Von wegen Blasenproblem. Ich suchte nach einer Gelegenheit, wegzulaufen. Mutti kannte das von Bonn und wurde sehr unangenehm. „Mädchen, die Lehrerin kann uns nicht leiden. Die lässt dich sitzenbleiben. Da bekommst du Probleme.“
„Und jetzt?“, fragte ich unter Tränen.
„Üben wir erst mal das Einmaleins“, meinte sie ruhig.
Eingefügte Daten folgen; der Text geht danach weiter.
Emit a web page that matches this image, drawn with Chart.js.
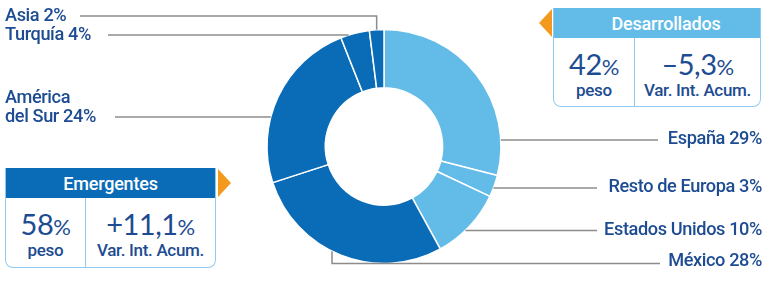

Beim Abendessen hörte sie sich ganz anders an. Wir saßen zu viert am Tisch, Vati, Mutti, Helga und ich. Während mein Vater seine Tomate in Scheiben schnitt und ich am Gurkenbrot kaute, erklärte meine Mutti:
„Diese Lehrerin ist eine Asoziale. Das ist Sozialneid. Sie gönnt unserer Kleinen nicht, dass sie es besser hat.“
„Du armer Molli“, tröstete mich mein Vater. „Diese Asoziale kann etwas erleben. Du gehst aufs Gymnasium, so sicher, wie ich hier sitze.“
„Ja, Papa.“ Ich nickte.
Als Evi eintraf, hatten sich meine Eltern schon im Wohnzimmer aufs Sofa gesetzt. Meine Schwester erfuhr von meiner Einmaleins-Katastrophe und meinte, dass das sehr schlecht sei. Aus der Grundschule käme ich nicht heraus. Ich solle um Himmels Willen nicht so oft aus Klo gehen.
Ich nickte.
Evi packte sich dick Aufschnitt aufs Weißbrot und kaute zufrieden vor sich hin. „Ich glaube, ich will nicht mehr in die Schule. Da werde ich entführt.“
Sie sagte gar nichts und aß.
Mir blieb nichts weiter übrig, als weiter zur Schule zu gehen. Mathe war mir verdorben. Ich übte zu Hause mit meiner Mutter. Eine Zeitlang ging es einigermaßen, bis die Terroristen in Hungerstreik gingen und irgendein Maulwurf aus der Szene einen Hinweis gegeben hatte, dass sie es auf die Kinder abgesehen hatten. Ich ging fünf Wochen gar nicht zur Schule und durfte nicht draußen spielen. Aber ich blieb trotzdem nicht sitzen, weil meine Mutter sich beim Direktor beschwert hatte. Ich solle aufs Gymnasium, hatte sie ihm gesagt, und sie lasse es sich nicht bieten, dass man ihr Kind schlecht behandelte. Wir verlangten keine Extrawurst und keine Sonderbehandlung, aber wir seien eben in Gefahr.
Die große Pause war immer besonders gefährlich. Auf dem Schulhof frei herumtoben, wie es die anderen Kinder taten, war für mich unmöglich. Ich musste immer bei der Pausenaufsicht bleiben, und es kam sogar vor, dass ich aus Sicherheitsgründen in irgendeinen Aufenthaltsraum eingeschlossen wurde.
Der Direktor war immer ganz höflich zu mir, nachdem mein Vater ihm erklärt hatte, dass ich so viele Probleme habe und die Kinder im Dorf nicht mit mir spielen wollten. Das stimmte ja auch: Die Eltern meiner Schulkameraden hatten Angst davor, dass ihrem Nachwuchs etwas passieren könnte.
Ich musste alleine zu Hause spielen, weil es draußen für mich zu gefährlich war. Meistens saß ich bei meiner Mutti. Ich war noch keine zehn Jahre und benahm mich wie eine kleine Erwachsene.